Isnur mengatakan, jika alasan efisiensi TNI AD yang dimaksud adalah karena banyak bintang-bintang yang tidak perlu di lingkungan TNI AD, solusinya bukanlah ditempatkan pada jabatan sipil, melainkan pembenahan sistem dan kaderisasi di tubuh TNI AD untuk mewujudkan TNI yang profesional. ”Hentikan upaya mengembalikan dwifungsi TNI, hentikan pengangkatan pejabat kepala daerah dari TNI,” kata Isnur.
Pengajar politik UPN Veteran Jakarta Jerry Indrawan juga tak sepakat bila perwira TNI ditempatkan di kementerian/lembaga secara umum.
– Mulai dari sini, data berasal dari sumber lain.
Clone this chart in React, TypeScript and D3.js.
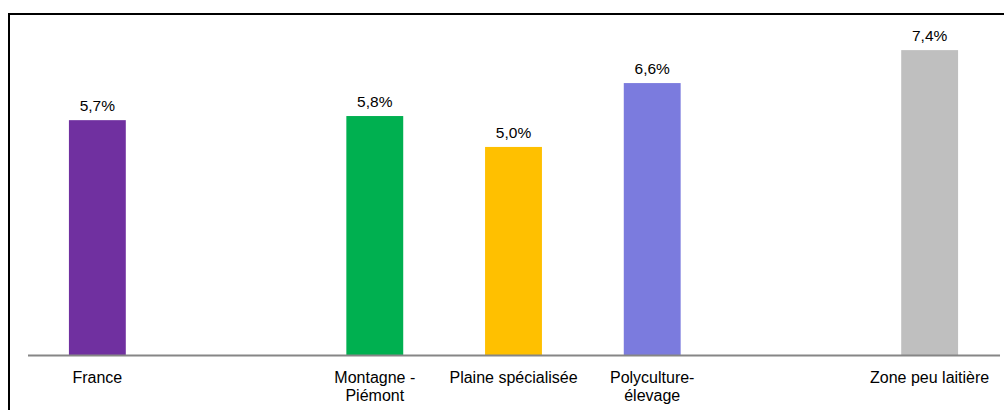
import React from "react";
import * as d3 from "d3";

const categories = ["France", "", "Montagne - Piémont", "Plaine spécialisée", "Polyculture-élevage", "", "Zone peu laitière"];
const labelLines = [["France"], [], ["Montagne -", "Piémont"], ["Plaine spécialisée"], ["Polyculture-", "élevage"], [], ["Zone peu laitière"]];
const values: (number | null)[] = [5.7, null, 5.8, 5.05, 6.6, null, 7.4];
const valueLabels = ["5,7%", "", "5,8%", "5,0%", "6,6%", "", "7,4%"];
const colors = ["#7030A0", "none", "#00B050", "#FFC000", "#7B7BDE", "none", "#BFBFBF"];

const W = 1004;
const H = 410;

export default function App() {
  const x = d3
    .scaleBand<string>()
    .domain(categories.map((c, i) => i + ":" + c))
    .range([28, 999])
    .paddingInner(0.59)
    .paddingOuter(0.295);
  const y = d3.scaleLinear().domain([0, 8]).range([355, 355 - 8 * 41.2]);
  const font = "'Liberation Sans', Arial, sans-serif";
  return (
    <svg
      width={W}
      height={H}
      style={{ position: "fixed", left: 0, top: 0, background: "#fff" }}
    >
      <rect x={9} y={14} width={1100} height={500} fill="#fff" stroke="#000" strokeWidth={2} />
      {categories.map((c, i) => {
        const v = values[i];
        const key = i + ":" + c;
        const bx = x(key)!;
        const bw = x.bandwidth();
        const cx = bx + bw / 2;
        return (
          <g key={key}>
            {v !== null && (
              <>
                <rect x={bx} y={y(v)} width={bw} height={y(0) - y(v)} fill={colors[i]} />
                <text x={cx} y={y(v) - 9} textAnchor="middle" fontFamily={font} fontSize={15.5} fill="#000">
                  {valueLabels[i]}
                </text>
              </>
            )}
            {labelLines[i].map((l, j) => (
              <text key={j} x={cx} y={383 + j * 17.5} textAnchor="middle" fontFamily={font} fontSize={16} fill="#000">
                {l}
              </text>
            ))}
          </g>
        );
      })}
      <line x1={28} x2={1000} y1={355.5} y2={355.5} stroke="#868686" strokeWidth={1.8} />
    </svg>
  );
}
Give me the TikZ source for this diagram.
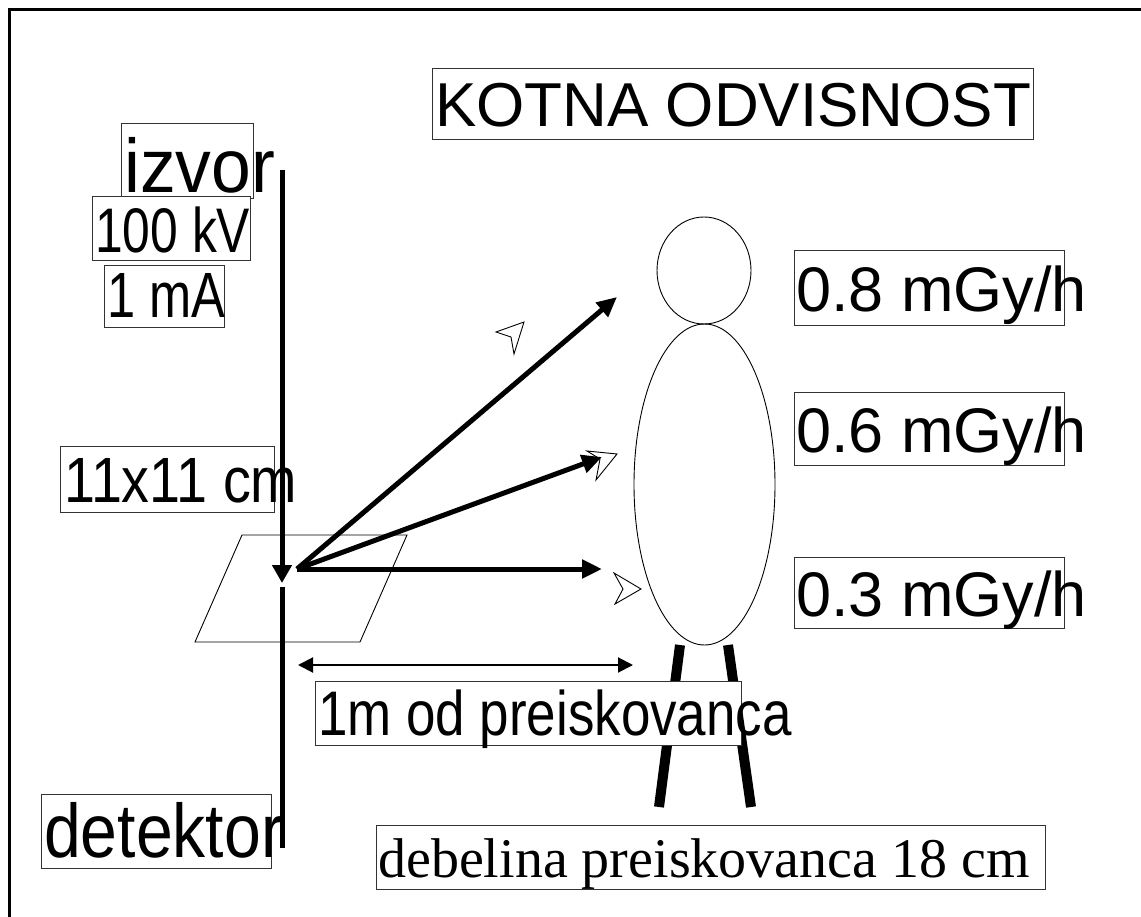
\documentclass[tikz,border=0pt]{standalone}
\usepackage{fontspec}
\setmainfont{Liberation Sans}
\newfontfamily\seriffont{Liberation Serif}
\newfontfamily\narrowA[FakeStretch=0.79]{Liberation Sans}
\newfontfamily\narrowB[FakeStretch=0.84]{Liberation Sans}
\newfontfamily\narrowD[FakeStretch=0.87]{Liberation Sans}
\newfontfamily\narrowC[FakeStretch=0.94]{Liberation Sans}
\usetikzlibrary{arrows.meta,shapes.geometric}
\newcommand{\fsz}[1]{\fontsize{#1}{#1}\selectfont}
\begin{document}
\begin{tikzpicture}[x=1pt,y=-1pt,
  lbox/.style={draw=black!80, line width=0.9pt, fill=white, inner sep=0pt, anchor=north west},
  lbl/.style={anchor=base west, inner sep=0pt},
  beam/.style={line width=5pt, -{Triangle[length=20pt,width=18pt]}},
  openhead/.style={draw, line width=0.9pt, line join=miter},
  thin/.style={line width=0.9pt},
]
\useasboundingbox (0,0) rectangle (1141,917);

% outer frame
\draw[line width=3pt] (9.5,917) -- (9.5,9.5) -- (1141,9.5);

% irradiated field
\draw[thin] (242,535) -- (407,535) -- (360,642) -- (195,642) -- cycle;

% legs of the phantom
\coordinate (lhip) at (680,645); \coordinate (lfoot) at (659,807);
\coordinate (rhip) at (728,645); \coordinate (rfoot) at (751,807);
\draw[line width=10pt] (lhip) -- (lfoot);
\draw[line width=10pt] (rhip) -- (rfoot);

% head and body
\node[draw, thin, ellipse, minimum width=94pt, minimum height=107pt, inner sep=0pt] (head) at (704,270.5) {};
\node[draw, thin, ellipse, minimum width=141pt, minimum height=321pt, inner sep=0pt] (body) at (704.5,484.5) {};

% label frames
\node[lbox, minimum width=601pt, minimum height=71pt] (titlebox) at (432,68) {};
\node[lbox, minimum width=132pt, minimum height=75pt] (izvorbox) at (121,123) {};
\node[lbox, minimum width=158pt, minimum height=64pt] (kvbox) at (92,196) {};
\node[lbox, minimum width=120pt, minimum height=62pt] (mabox) at (104,265) {};
\node[lbox, minimum width=214pt, minimum height=66pt] (fieldbox) at (60,446) {};
\node[lbox, minimum width=230pt, minimum height=74pt] (detbox) at (41,794) {};
\node[lbox, minimum width=270pt, minimum height=75pt] (d8box) at (794,250) {};
\node[lbox, minimum width=270pt, minimum height=73pt] (d6box) at (794,392) {};
\node[lbox, minimum width=270pt, minimum height=71pt] (d3box) at (794,557) {};
\node[lbox, minimum width=426pt, minimum height=64pt] (distbox) at (315,681) {};
\node[lbox, minimum width=669pt, minimum height=64pt] (thickbox) at (376,825) {};

% label texts
\node[lbl, font=\fsz{62}] (title) at (435,127) {KOTNA ODVISNOST};
\node[lbl, font=\narrowC\fsz{76}] (izvor) at (124,193) {izvor};
\node[lbl, font=\narrowA\fsz{63}] (kv) at (95,253) {100 kV};
\node[lbl, font=\narrowA\fsz{64}] (ma) at (107,318) {1 mA};
\node[lbl, font=\narrowD\fsz{64}] (field) at (64,502) {11x11 cm};
\node[lbl, font=\narrowD\fsz{76}] (det) at (44,857) {detektor};
\node[lbl, font=\fsz{63}] (d8) at (796,312) {0.8 mGy/h};
\node[lbl, font=\fsz{63}] (d6) at (796,452) {0.6 mGy/h};
\node[lbl, font=\fsz{63}] (d3) at (796,616) {0.3 mGy/h};
\node[lbl, font=\narrowB\fsz{63}] (dist) at (318,735) {1m od preiskovanca};
\node[lbl, font=\seriffont\fsz{56}] (thick) at (378,877) {debelina preiskovanca 18 cm};

% primary beam: source to field, then on to the detector
\coordinate (src) at (282,170);
\coordinate (srctip) at (282,583);
\coordinate (detin) at (282,587);
\coordinate (detend) at (282,848);
\draw[line width=5pt, -{Triangle[length=18pt,width=19pt]}] (src) -- (srctip);
\draw[line width=5pt] (detin) -- (detend);

% scattered radiation towards the phantom
\coordinate (scat) at (297,569);
\coordinate (tipa) at (617,297);
\coordinate (tipb) at (602,457);
\coordinate (tipc) at (602,569);
\draw[beam] (scat) -- (tipa);
\draw[beam] (scat) -- (tipb);
\draw[beam] (scat) -- (tipc);

% open arrowheads
\draw[openhead] (496,332) -- (524,322) -- (514,354) -- (511,337) -- cycle;
\draw[openhead] (587,451) -- (617,454) -- (596,480) -- (600,459) -- cycle;
\draw[openhead] (614,573) -- (641,589) -- (615,604) -- (623,589) -- cycle;

% distance to the phantom
\coordinate (dl) at (298,665);
\coordinate (dr) at (633,665);
\draw[line width=2pt, {Triangle[length=15pt,width=15pt]}-{Triangle[length=15pt,width=15pt]}] (dl) -- (dr);
\end{tikzpicture}
\end{document}
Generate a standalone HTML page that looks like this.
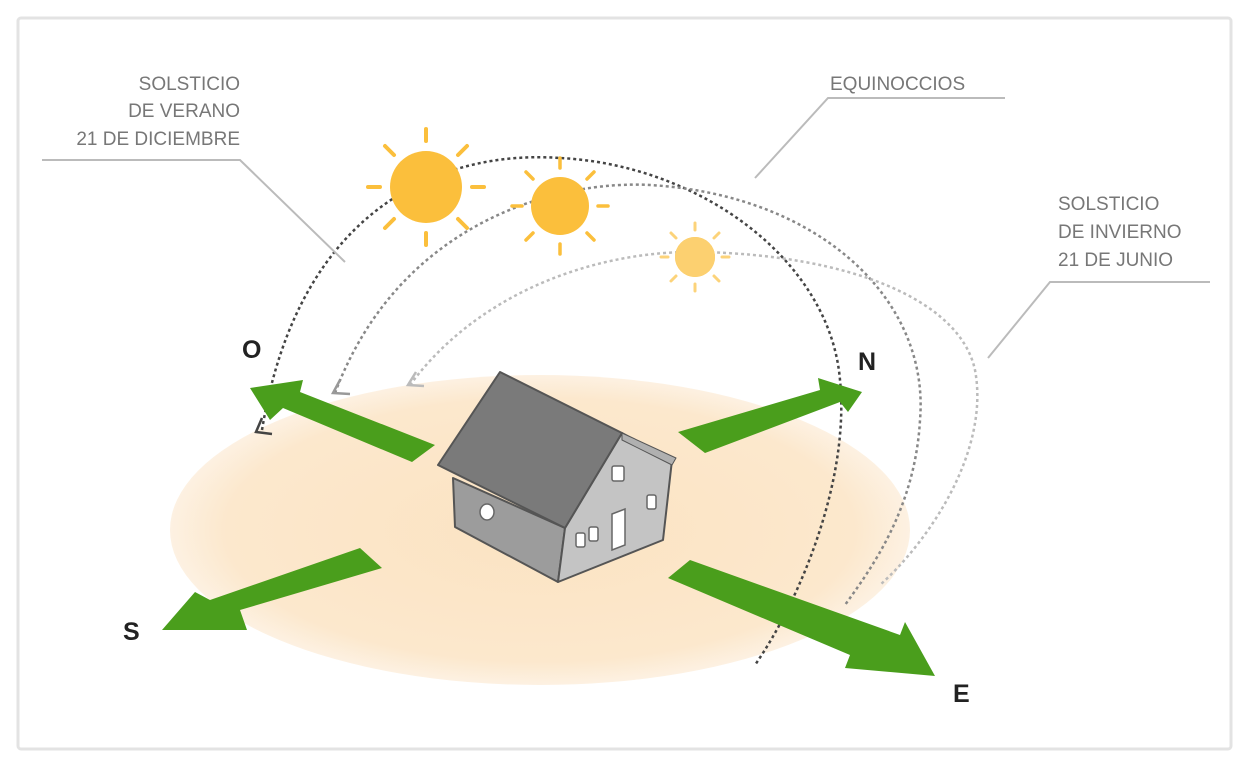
<!DOCTYPE html>
<html><head><meta charset="utf-8"><style>
html,body{margin:0;padding:0;background:#fff;}
svg{display:block;}
text{font-family:"Liberation Sans",sans-serif;}
</style></head><body>
<svg width="1250" height="769" viewBox="0 0 1250 769" xmlns="http://www.w3.org/2000/svg">
<defs>
<radialGradient id="g" cx="0.5" cy="0.5" r="0.5">
<stop offset="0" stop-color="#fbe3c2"/><stop offset="0.85" stop-color="#fce8cd"/><stop offset="1" stop-color="#fdf1e2"/>
</radialGradient>
</defs>
<rect x="18" y="18" width="1213" height="731" fill="#fff" stroke="#e3e3e3" stroke-width="3" rx="3"/>
<ellipse cx="540" cy="530" rx="370" ry="155" fill="url(#g)"/>
<!-- arcs -->
<path d="M262 430 C300 200 450 150 560 158 C700 165 830 260 840 380 C850 480 800 600 755 665" fill="none" stroke="#444" stroke-width="2.5" stroke-dasharray="3,3"/>
<path d="M335 393 C400 220 560 180 650 185 C820 195 930 300 920 420 C915 510 870 570 845 605" fill="none" stroke="#888" stroke-width="2.5" stroke-dasharray="3,3"/>
<path d="M410 385 C480 290 600 250 700 252 C850 255 960 300 975 370 C990 450 930 540 880 585" fill="none" stroke="#bbb" stroke-width="2.5" stroke-dasharray="3,3"/>
<path d="M262 418 L256 432 L272 434" fill="none" stroke="#444" stroke-width="2.5"/>
<path d="M340 380 L333 393 L350 394" fill="none" stroke="#999" stroke-width="2.5"/>
<path d="M416 372 L408 385 L424 386" fill="none" stroke="#bbb" stroke-width="2.5"/>
<!-- leader lines -->
<polyline points="42,160 240,160 345,262" fill="none" stroke="#bbb" stroke-width="2"/>
<polyline points="1005,98 828,98 755,178" fill="none" stroke="#bbb" stroke-width="2"/>
<polyline points="1210,282 1050,282 988,358" fill="none" stroke="#bbb" stroke-width="2"/>
<!-- suns -->
<g fill="#fbbf3c"><circle cx="426" cy="187" r="36"/><circle cx="560" cy="206" r="29"/><circle cx="695" cy="257" r="20"/></g>
<g stroke="#fbbf3c" stroke-width="4" stroke-linecap="round">
<g transform="translate(426,187)"><line x1="0" y1="-46" x2="0" y2="-58"/><line x1="0" y1="46" x2="0" y2="58"/><line x1="46" y1="0" x2="58" y2="0"/><line x1="-46" y1="0" x2="-58" y2="0"/><line x1="32" y1="32" x2="41" y2="41"/><line x1="-32" y1="32" x2="-41" y2="41"/><line x1="32" y1="-32" x2="41" y2="-41"/><line x1="-32" y1="-32" x2="-41" y2="-41"/></g>
<g transform="translate(560,206)" stroke-width="3.5"><line x1="0" y1="-38" x2="0" y2="-48"/><line x1="0" y1="38" x2="0" y2="48"/><line x1="38" y1="0" x2="48" y2="0"/><line x1="-38" y1="0" x2="-48" y2="0"/><line x1="27" y1="27" x2="34" y2="34"/><line x1="-27" y1="27" x2="-34" y2="34"/><line x1="27" y1="-27" x2="34" y2="-34"/><line x1="-27" y1="-27" x2="-34" y2="-34"/></g>
<g transform="translate(695,257)" stroke-width="3" stroke="#fcd37a"><line x1="0" y1="-27" x2="0" y2="-34"/><line x1="0" y1="27" x2="0" y2="34"/><line x1="27" y1="0" x2="34" y2="0"/><line x1="-27" y1="0" x2="-34" y2="0"/><line x1="19" y1="19" x2="24" y2="24"/><line x1="-19" y1="19" x2="-24" y2="24"/><line x1="19" y1="-19" x2="24" y2="-24"/><line x1="-19" y1="-19" x2="-24" y2="-24"/></g>
</g>
<circle cx="695" cy="257" r="20" fill="#fcd070"/>
<!-- green arrows -->
<g fill="#4a9e1c">
<polygon points="435,445 300,392 303,380 250,388 270,420 283,408 412,462"/>
<polygon points="678,432 820,390 818,378 862,392 848,412 840,402 705,453"/>
<polygon points="360,548 382,568 240,610 247,630 162,630 195,592 210,600"/>
<polygon points="668,578 690,560 900,635 905,622 935,676 845,668 850,655"/>
</g>
<!-- house -->
<g stroke="#555" stroke-width="2" stroke-linejoin="round">
<polygon points="453,478 565,528 558,582 455,527" fill="#9c9c9c"/>
<polygon points="565,528 622,433 672,460 663,540 558,582" fill="#c4c4c4"/>
<polygon points="622,433 676,458 672,465 622,440" fill="#b0b0b0" stroke-width="1"/>
<polygon points="500,372 622,433 565,528 438,465" fill="#7a7a7a"/>
</g>
<g fill="#fff" stroke="#666" stroke-width="1.5">
<ellipse cx="487" cy="512" rx="7" ry="8"/>
<rect x="612" y="466" width="12" height="15" rx="2"/>
<rect x="647" y="495" width="9" height="14" rx="2"/>
<rect x="576" y="533" width="9" height="14" rx="2"/>
<rect x="589" y="527" width="9" height="14" rx="2"/>
<polygon points="612,514 625,509 625,545 612,550"/>
</g>
<!-- labels -->
<g fill="#777" font-size="19">
<text x="240" y="90" text-anchor="end">SOLSTICIO</text>
<text x="240" y="117" text-anchor="end">DE VERANO</text>
<text x="240" y="145" text-anchor="end">21 DE DICIEMBRE</text>
<text x="830" y="90">EQUINOCCIOS</text>
<text x="1058" y="210">SOLSTICIO</text>
<text x="1058" y="238">DE INVIERNO</text>
<text x="1058" y="266">21 DE JUNIO</text>
</g>
<g fill="#222" font-size="25" font-weight="bold">
<text x="242" y="358">O</text>
<text x="858" y="370">N</text>
<text x="123" y="640">S</text>
<text x="953" y="702">E</text>
</g>
</svg>
</body></html>
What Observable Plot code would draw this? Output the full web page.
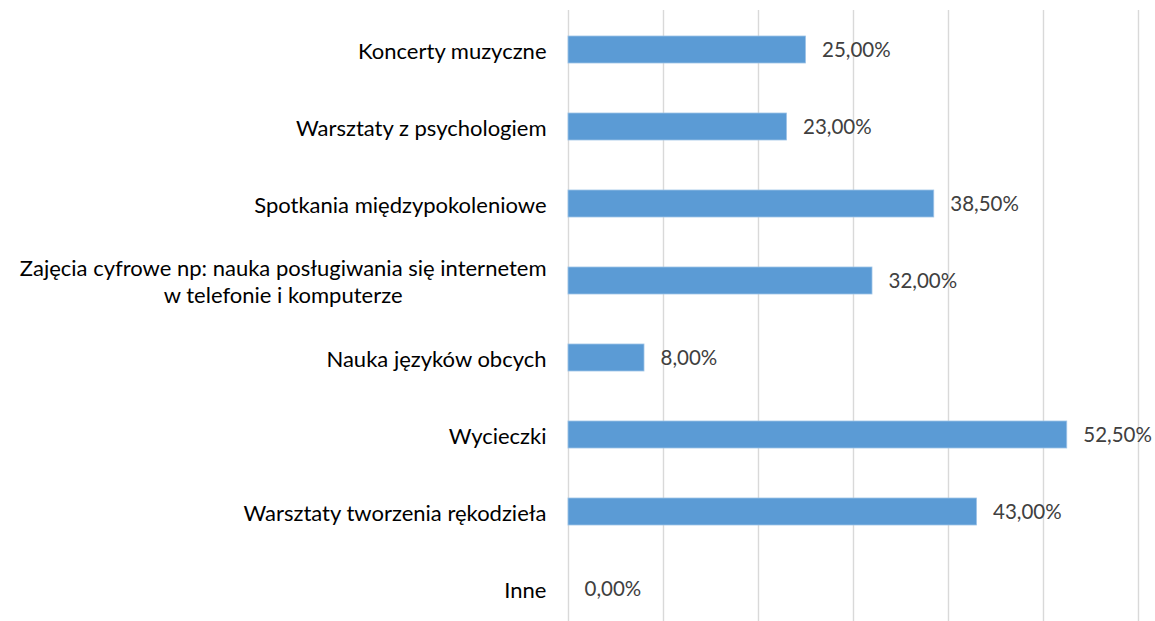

Sebab, sesungguhnya sudah ada pengaturan penempatan anggota TNI di kementerian/lembaga yang berkaitan dengan pertahanan di UU TNI.
”Pemberdayaan SDM harus based on merit system, bukan pengisi kekosongan semata. Bukan karena nggak ada jabatan di militer/polisi terus diberdayakan di kementerian/lembaga,” tuturnya.
Kalaupun diperlukan, lanjut Jerry, diterbitkan Peraturan Panglima TNI atau Peraturan Kepala Polri yang mengatur secara jelas siapa saja yang boleh menjabat di kementerian/lembaga.
Anton Aliabbas, Kepala Center for Intermestic and Diplomatic Engagement (CIDE), Selasa (9/8/2022), mengatakan, ide revisi UU TNI perihal ruang jabatan sipil yang dapat diduduki prajurit aktif memang sudah lama digaungkan. Hal ini mengingat ada jabatan yang memang dapat disandang prajurit aktif seperti Badan Nasional Penanggulangan Bencana, Kantor Staf Presiden (KSP), Badan Keamanan Laut dan Badan Nasional Penanggulangan Terorisme.
Sementara Pasal 47 Ayat 2 UU TNI sudah mengunci hanya 10 pos yang dapat ditempati prajurit aktif, yakni Kemenko Polhukam, Kemenhan, Sekretaris Militer Presiden, BIN, BSSN, Lemhannas, Wantannas, Basarnas, BNN, dan Mahkamah Agung. Oleh karena itu, ide revisi pasal tersebut memang dapat diterima.
”Tapi, tentunya revisi tersebut tidak menjadi ruang terbuka bagi prajurit aktif untuk menduduki jabatan sipil, yang tidak ada kaitannya dengan tugas dan fungsi pokok TNI,” tandas Anton. Ia mengatakan, untuk itu, pengaturan ruang jabatan dan mekanisme yang rinci dibutuhkan. Hal ini menjadi penting agar kekhawatiran bahwa tuduhan kembalinya dwifungsi TNI dapat dihindari.
Senada, Anton mengingatkan, perluasan penugasan prajurit untuk tugas sipil dalam jangka panjang akan dapat mempengaruhi profesionalisme TNI. Tugas dan fungsi pokok militer sudah jelas. Selain itu, pengaturan rinci dibutuhkan agar perluasan tugas militer tidak mengganggu tata kelola karir ASN sipil. ”Di PP 17/2020 tentang manajemen PNS sudah ada aturan tentang peluang perwira TNI untuk menduduki jabatan sipil, selain yang diijinkan di UU TNI. Tapi, harus lepas dulu status militer aktif dan harus sudah mengikuti serangkaian proses seleksi jabatan secara terbuka,” kata Anton.
TNI diakui memiliki masalah terkait banyaknya perwira dengan kepangkatan tertentu yang mengganggur (non job). Tentunya hal ini harus dibenahi. Kemhan dan Mabes TNI serta tiga matra seharusnya segera menata program pemisahan dan penyaluran dalam tata kelola karir prajurit. Memperluas ruang jabatan militer pada pos sipil hanyalah akan menyiptakan masalah baru. ”Pola karier ASN sipil terganggu, dan berpotensi untuk menimbulkan kecemburuan di internal institusi militer,” kata Anton.